Place the cream, almond milk, vanilla and Disaronno in a saucepan over medium heat. Then heat the mixture until it is just below boiling point (do NOT allow to boil) stirring gently, before removing from heat and allow to cool to, at least, room temperature.
Once your cream/milk mixture is cooled add a small amount to your beaten eggs and then slowly add the rest of the cream/milk mixture beating all the time. Once all of the cream mixture is combined with the eggs, pour this into a clean pan over low heat (use a heat diffuser if necessary).

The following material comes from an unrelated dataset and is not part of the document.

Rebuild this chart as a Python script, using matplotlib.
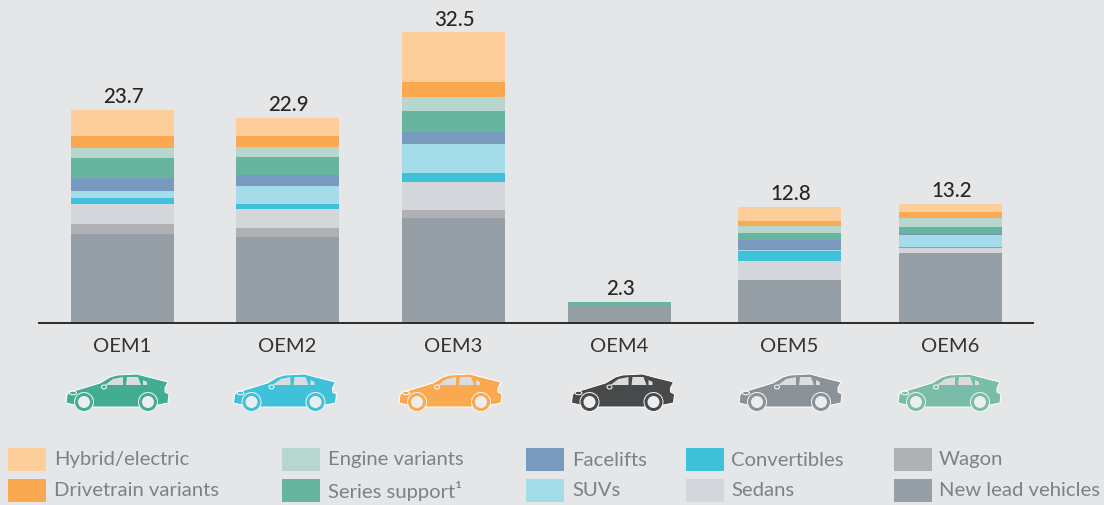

You are now making a ‘custard’ – so cook over a gentle heat and stirring all the time until the mixture is thickened and coats the back of a spoon (drag your finger down the back of the spoon and it should leave a definite trail in the coating which will remain).
Take the pan off the heat and add the chocolate (and Camp coffee liquid – if using) and allow it to melt into the custard – give the chocolate time to melt but if you feel it isn’t melting in then just put the pan back over the gentlest of heats until the chocolate has melted in – but do keep on stirring consistently!
Once the chocolate has melted and combined with the custard it is time to chill – allow the custard to cool to room temperature then pour into a non-metallic bowl and chill in the fridge for an hour.
Once the mixture is completely chilled, take it from the refrigerator and pour it into your ice cream maker and follow instructions OR make by hand using a 1.0/1.5 litre lidded tupperware-type bowl (if you don’t have a lid use some cling film) – pour the ice-ceram mixture into the bowl; pop into your freezer and leave to freeze for around 3 hours, or until the edges have crystallised; then take it out of the tub into a (preferably chilled) sizeable bowl and beat with a hand mixer or a fork to break down the icy edges, then pour back into the tub and refreeze for another 2 hours then repeat the beating, once again breaking down the ice crystals – do this another two times to gain a really silky smooth ice cream (the ice cream will become stiffer in texture but smoother and you will feel this each time you beat)!
When you are ready to serve – take out of the freezer and leave at room temperature for 10 minutes or in your fridge for 20 minutes – scoop and serve! I have served mine with some fresh cherries and a shot glass of Disaronno for those who want a stronger liqueur taste!